Upload your product photo to an AI photography tool, then either select a holiday scene or describe the background you want (for example, "warm holiday setting with soft golden lighting and pine branches"). The AI generates the product in that scene while preserving accurate product details. For catalog-wide consistency, use a tool that supports style templates so every product gets the same treatment.

What are the best holiday product photography ideas for ecommerce?

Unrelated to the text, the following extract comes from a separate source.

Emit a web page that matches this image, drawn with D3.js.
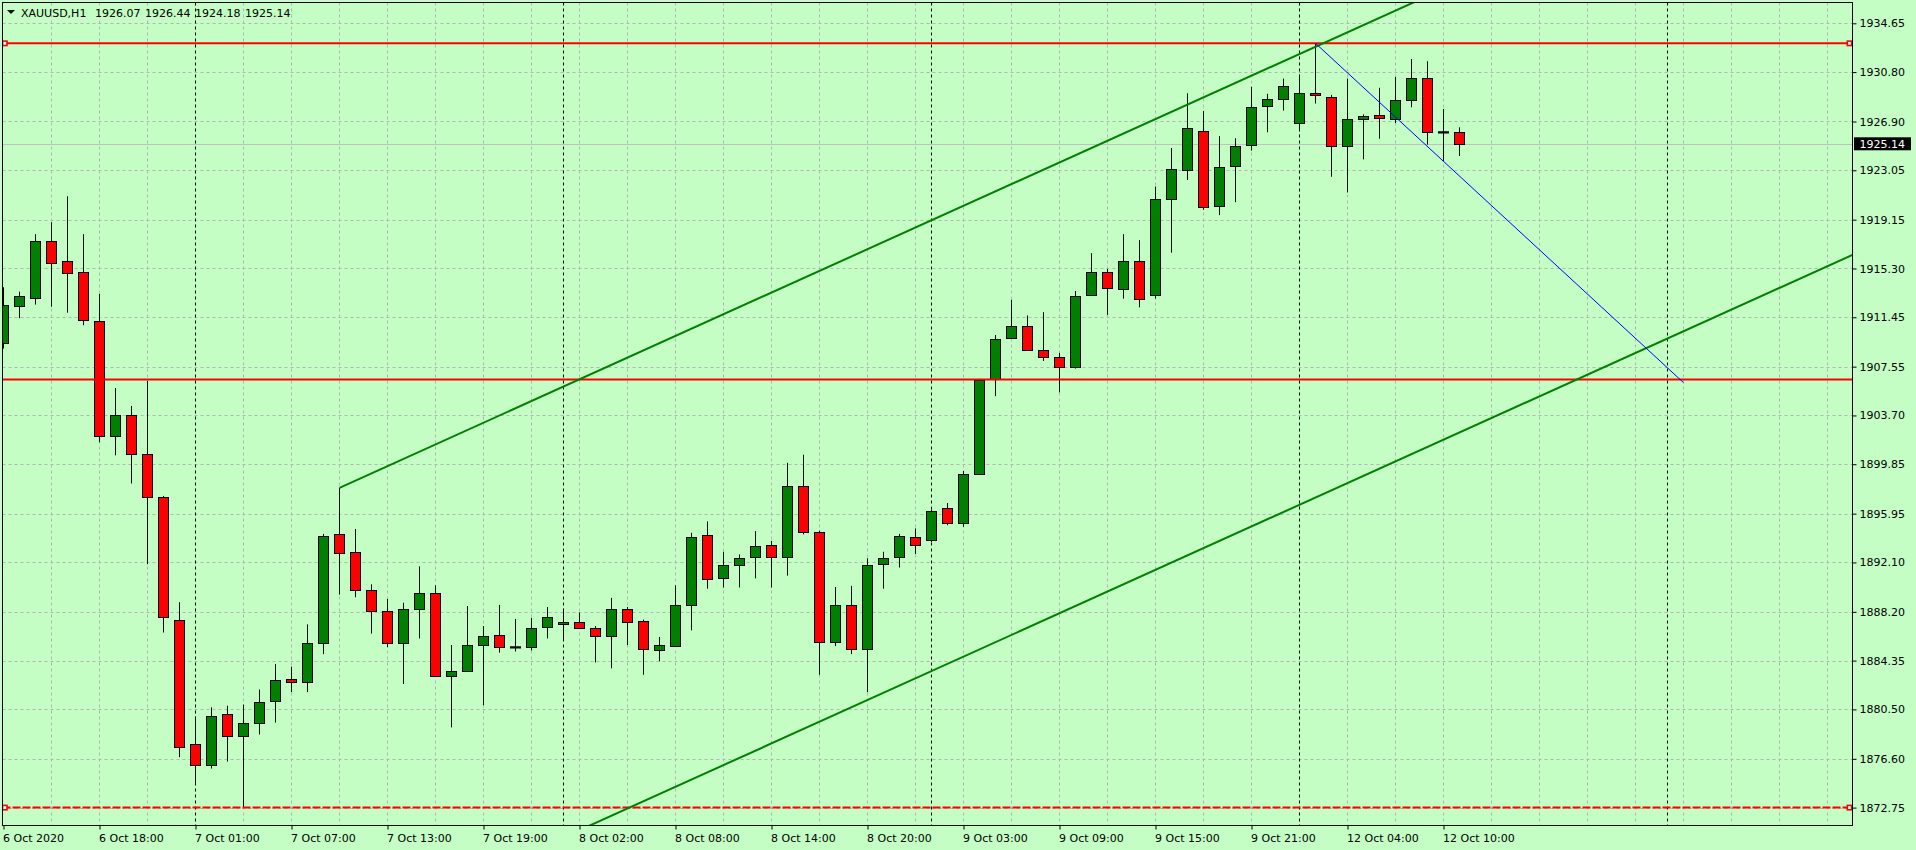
<!DOCTYPE html>
<html><head><meta charset="utf-8">
<script src="https://cdn.jsdelivr.net/npm/d3@7"></script>
<style>
html,body{margin:0;padding:0;background:#c5fec5;overflow:hidden}
svg{display:block}
text{font-family:"DejaVu Sans",sans-serif;font-size:11px;fill:#000}
</style></head><body>
<svg id="chart" width="1916" height="850"></svg>
<script>
// ---------------- data ----------------
const symbol = "XAUUSD,H1";
const headerValues = ["1926.07", "1926.44", "1924.18", "1925.14"];

const open = [1909.45,1912.32,1913.00,1917.50,1915.87,1915.06,1911.12,1902.05,1903.76,1900.64,
  1897.30,1887.59,1877.80,1876.09,1880.11,1878.40,1879.46,1881.18,1882.89,1882.67,
  1885.71,1894.31,1892.90,1889.90,1888.23,1885.71,1888.41,1889.65,1883.14,1883.53,
  1885.62,1886.35,1885.45,1885.45,1887.04,1887.21,1887.42,1886.95,1886.27,1888.41,
  1887.46,1885.15,1885.54,1888.71,1894.27,1890.84,1891.87,1892.51,1893.45,1892.51,
  1898.16,1894.48,1885.80,1888.71,1885.24,1891.96,1892.51,1894.14,1893.84,1896.36,
  1895.25,1899.10,1906.54,1909.80,1910.74,1908.90,1908.30,1907.53,1913.17,1915.01,
  1913.65,1915.91,1913.17,1920.75,1923.10,1926.18,1920.23,1923.40,1925.07,1928.15,
  1928.70,1926.82,1929.17,1928.87,1924.94,1927.12,1927.38,1927.12,1928.58,1930.37,
  1926.07,1926.07];
const high = [1913.82,1913.47,1918.01,1918.95,1921.00,1918.01,1913.30,1905.86,1904.45,1906.42,
  1897.35,1888.96,1879.94,1880.66,1880.79,1880.88,1882.07,1884.09,1883.87,1887.21,
  1894.35,1897.99,1894.74,1890.37,1889.22,1888.92,1891.79,1890.29,1885.58,1888.66,
  1887.08,1888.75,1887.64,1887.72,1888.58,1888.45,1888.15,1887.08,1889.30,1888.58,
  1887.59,1886.22,1890.29,1894.44,1895.34,1892.94,1892.73,1894.57,1893.80,1899.96,
  1900.60,1894.61,1890.16,1890.25,1892.43,1892.94,1894.35,1894.78,1896.28,1896.79,
  1899.32,1906.59,1910.05,1912.83,1911.59,1911.85,1908.64,1913.52,1916.51,1915.27,
  1918.01,1917.54,1921.77,1924.81,1929.13,1927.72,1925.75,1925.58,1929.64,1929.09,
  1930.29,1930.59,1933.07,1929.00,1930.29,1927.46,1929.56,1930.41,1931.83,1931.66,
  1927.89,1926.44];
const low = [1908.98,1911.38,1912.45,1912.28,1911.81,1910.82,1901.58,1900.55,1898.33,1891.96,
  1886.57,1876.73,1874.59,1875.83,1876.38,1872.75,1878.52,1879.46,1881.86,1881.86,
  1884.86,1889.56,1889.35,1886.48,1885.41,1882.50,1886.10,1883.10,1879.08,1883.45,
  1880.83,1884.98,1885.07,1885.15,1886.10,1886.01,1886.87,1884.21,1883.74,1885.58,
  1883.23,1884.30,1885.45,1886.74,1890.03,1890.12,1890.12,1890.84,1890.12,1891.06,
  1894.31,1883.23,1885.50,1884.86,1881.86,1890.03,1891.70,1892.77,1893.71,1895.04,
  1894.91,1899.01,1905.22,1909.80,1908.90,1908.00,1905.52,1907.40,1913.17,1911.64,
  1912.92,1912.23,1912.92,1916.55,1922.29,1919.93,1919.51,1920.53,1924.60,1926.05,
  1927.76,1926.22,1928.32,1922.54,1921.30,1923.91,1925.54,1926.78,1928.02,1925.07,
  1923.78,1924.18];
const close = [1912.40,1913.09,1917.50,1915.70,1914.97,1911.21,1902.05,1903.76,1900.64,1897.30,
  1887.76,1877.50,1876.09,1879.94,1878.40,1879.46,1881.05,1882.80,1882.67,1885.71,
  1894.22,1892.81,1889.90,1888.23,1885.71,1888.45,1889.65,1883.10,1883.57,1885.62,
  1886.27,1885.41,1885.45,1886.91,1887.81,1887.42,1886.95,1886.27,1888.41,1887.38,
  1885.24,1885.58,1888.75,1894.10,1890.76,1891.87,1892.47,1893.41,1892.51,1898.16,
  1894.48,1885.80,1888.71,1885.24,1891.87,1892.47,1894.22,1893.45,1896.19,1895.25,
  1899.10,1906.46,1909.75,1910.78,1908.90,1908.30,1907.49,1913.09,1915.01,1913.77,
  1915.91,1912.92,1920.75,1923.19,1926.35,1920.19,1923.27,1924.94,1928.06,1928.70,
  1929.73,1929.17,1928.96,1924.94,1927.08,1927.33,1927.16,1928.58,1930.37,1926.05,
  1926.07,1925.14];

// time-axis labels, one every 6 bars starting at bar 0
const xTickLabels = ["6 Oct 2020","6 Oct 18:00","7 Oct 01:00","7 Oct 07:00","7 Oct 13:00",
  "7 Oct 19:00","8 Oct 02:00","8 Oct 08:00","8 Oct 14:00","8 Oct 20:00","9 Oct 03:00",
  "9 Oct 09:00","9 Oct 15:00","9 Oct 21:00","12 Oct 04:00","12 Oct 10:00"];
// bars where a new trading day begins (period separators)
const dayStartBars = [12, 35, 58, 81, 104];
// price scale labels
const yTicks = [1934.65,1930.80,1926.90,1923.05,1919.15,1915.30,1911.45,1907.55,1903.70,
  1899.85,1895.95,1892.10,1888.20,1884.35,1880.50,1876.60,1872.75];
const lastPrice = 1925.14;
// horizontal level lines
const levelPrices = [1933.07, 1906.54, 1872.75];
// equidistant channel: anchor bars / prices of the upper line, and the channel width
const channelBars = [21, 82];
const channelPrices = [1897.99, 1932.80];
const channelWidth = 35.58;
// trend line
const trendBars = [82, 105];
const trendPrices = [1933.07, 1906.29];

// ---------------- layout ----------------
const svg = d3.select("#chart");
const L = 2.5, T = 2.5, R = 1852.5, B = 825.5;
const x = d3.scaleLinear().domain([0, 1]).range([3.5, 19.5]);
const y = d3.scaleLinear().domain([1872.75, 1934.65]).range([807.6, 23.3]);
const gridColor = "#b5b5b5";

svg.append("rect").attr("width", 1916).attr("height", 850).attr("fill", "#c5fec5");

svg.append("defs").append("clipPath").attr("id", "plotclip")
  .append("rect").attr("x", L).attr("y", T).attr("width", R - L).attr("height", B - T);

const plot = svg.append("g").attr("clip-path", "url(#plotclip)");

// vertical grid every 3 bars
const vGrid = d3.range(3, 116, 3);
plot.append("g").selectAll("line").data(vGrid).join("line")
  .attr("x1", d => x(d)).attr("x2", d => x(d)).attr("y1", T).attr("y2", B)
  .attr("stroke", gridColor).attr("stroke-width", 1).attr("stroke-dasharray", "3,3");
// horizontal grid
plot.append("g").selectAll("line").data(yTicks).join("line")
  .attr("x1", L).attr("x2", R)
  .attr("y1", d => Math.round(y(d)) + 0.5).attr("y2", d => Math.round(y(d)) + 0.5)
  .attr("stroke", gridColor).attr("stroke-width", 1).attr("stroke-dasharray", "3,3");
// period separators
plot.append("g").selectAll("line").data(dayStartBars).join("line")
  .attr("x1", d => x(d)).attr("x2", d => x(d)).attr("y1", T).attr("y2", B)
  .attr("stroke", "#000").attr("stroke-width", 1).attr("stroke-dasharray", "3,3");
// last price line
plot.append("line").attr("x1", L).attr("x2", R)
  .attr("y1", Math.round(y(lastPrice)) + 0.5).attr("y2", Math.round(y(lastPrice)) + 0.5)
  .attr("stroke", "#c0c0c0").attr("stroke-width", 1);

// candles
const bars = open.map((o, i) => ({ i, o, h: high[i], l: low[i], c: close[i] }));
const cg = plot.append("g");
cg.selectAll("line.wick").data(bars).join("line").attr("class", "wick")
  .attr("x1", d => x(d.i)).attr("x2", d => x(d.i))
  .attr("y1", d => y(d.h)).attr("y2", d => y(d.l))
  .attr("stroke", "#000").attr("stroke-width", 1);
bars.forEach(d => {
  const top = y(Math.max(d.o, d.c)), bot = y(Math.min(d.o, d.c));
  if (bot - top < 1.5) {
    cg.append("rect").attr("x", x(d.i) - 5.5).attr("y", Math.round(top) - 0.5)
      .attr("width", 11).attr("height", Math.max(1, Math.round(bot - top)) + 1)
      .attr("fill", d.c > d.o ? "#008000" : (d.c < d.o ? "#ff0000" : "#000"));
    cg.append("rect").attr("x", x(d.i) - 5).attr("y", Math.round(top))
      .attr("width", 10).attr("height", Math.max(0.01, Math.round(bot - top)))
      .attr("fill", "none").attr("stroke", "#000").attr("stroke-width", 1);
  } else {
    cg.append("rect").attr("x", x(d.i) - 5).attr("y", Math.round(top) + 0.5)
      .attr("width", 10).attr("height", Math.round(bot) - Math.round(top))
      .attr("fill", d.c >= d.o ? "#008000" : "#ff0000")
      .attr("stroke", "#000").attr("stroke-width", 1);
  }
});

// horizontal levels
levelPrices.forEach((p, k) => {
  const yy = y(p);
  plot.append("line").attr("x1", L).attr("x2", R).attr("y1", yy).attr("y2", yy)
    .attr("stroke", "#ff0000").attr("stroke-width", 2)
    .attr("stroke-dasharray", k === 2 ? "8,2" : null);
  if (k !== 1) {
    [4.8, 1849.5].forEach(mx => {
      plot.append("rect").attr("x", mx - 2.2).attr("y", yy - 2.2).attr("width", 4.4).attr("height", 4.4)
        .attr("fill", "#fff").attr("stroke", "#ff0000").attr("stroke-width", 1.6);
    });
  }
});

// channel
const slope = (channelPrices[1] - channelPrices[0]) / (channelBars[1] - channelBars[0]);
const endBar = 130;
[0, -channelWidth].forEach(off => {
  plot.append("line")
    .attr("x1", x(channelBars[0])).attr("y1", y(channelPrices[0] + off))
    .attr("x2", x(endBar)).attr("y2", y(channelPrices[0] + off + slope * (endBar - channelBars[0])))
    .attr("stroke", "#008000").attr("stroke-width", 2);
});
// trend line
plot.append("line")
  .attr("x1", x(trendBars[0])).attr("y1", y(trendPrices[0]))
  .attr("x2", x(trendBars[1])).attr("y2", y(trendPrices[1]))
  .attr("stroke", "#0000ff").attr("stroke-width", 1);

// frame
svg.append("rect").attr("x", L).attr("y", T).attr("width", R - L).attr("height", B - T)
  .attr("fill", "none").attr("stroke", "#000").attr("stroke-width", 1);

// price axis
const ya = svg.append("g").attr("transform", `translate(${R},0)`)
  .call(d3.axisRight(y).tickValues(yTicks).tickSize(4).tickPadding(3).tickFormat(d => d.toFixed(2)));
ya.select(".domain").remove();
ya.selectAll("text").attr("font-family", "DejaVu Sans").attr("font-size", 11).attr("fill", "#000");
ya.selectAll(".tick line").attr("stroke", "#000");

// last price label
const ly = y(lastPrice);
svg.append("rect").attr("x", 1854).attr("y", ly - 6.5).attr("width", 57).attr("height", 13).attr("fill", "#000");
svg.append("text").attr("x", 1859.5).attr("y", ly + 4).attr("fill", "#fff").style("fill", "#fff")
  .text(lastPrice.toFixed(2));

// time axis
const xa = svg.append("g").attr("transform", `translate(0,${B})`)
  .call(d3.axisBottom(x).tickValues(xTickLabels.map((_, k) => k * 6)).tickSize(4)
    .tickFormat((d, k) => xTickLabels[k]));
xa.select(".domain").remove();
xa.selectAll(".tick line").attr("stroke", "#000");
xa.selectAll("text").attr("text-anchor", "start").attr("dy", null).attr("y", 16.5).attr("x", -1)
  .attr("font-family", "DejaVu Sans").attr("font-size", 11).attr("fill", "#000");

// header
svg.append("path").attr("d", "M7,10 L15,10 L11,14 Z").attr("fill", "#000");
svg.append("text").attr("x", 21).attr("y", 16.5).text(symbol);
headerValues.forEach((v, k) => svg.append("text").attr("x", 95 + 50 * k).attr("y", 16.5).text(v));
</script>
</body></html>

The highest-converting holiday imagery uses warm ambient lighting, gift-ready styling (products presented as if being unwrapped), and seasonal color palettes (burgundy, forest green, champagne gold). Minimalist winter scenes with subtle seasonal accents tend to outperform busy festive backgrounds. The product should always remain the clear focal point.

How much does holiday product photography cost?

Traditional holiday photography costs $150-500 per styled image, with photographers charging 10-20% premiums during peak season. For a 200-SKU catalog, a full reshoot runs $30,000-$100,000. AI alternatives reduce this to under $100 for the same catalog plus a monthly subscription. The gap widens further when you factor in the 4-6 week timeline for traditional shoots versus hours for AI workflows.

Do I need different holiday images for Amazon, Shopify, and Etsy?

Yes. Amazon requires pure white backgrounds (RGB 255,255,255) for main listing images. Holiday imagery can only go in secondary slots and A+ Content. Shopify allows seasonal imagery as your main product photo. Etsy's algorithm actively rewards lifestyle and seasonal photography. Plan for at least two versions per product: a clean listing image and a seasonal lifestyle variant.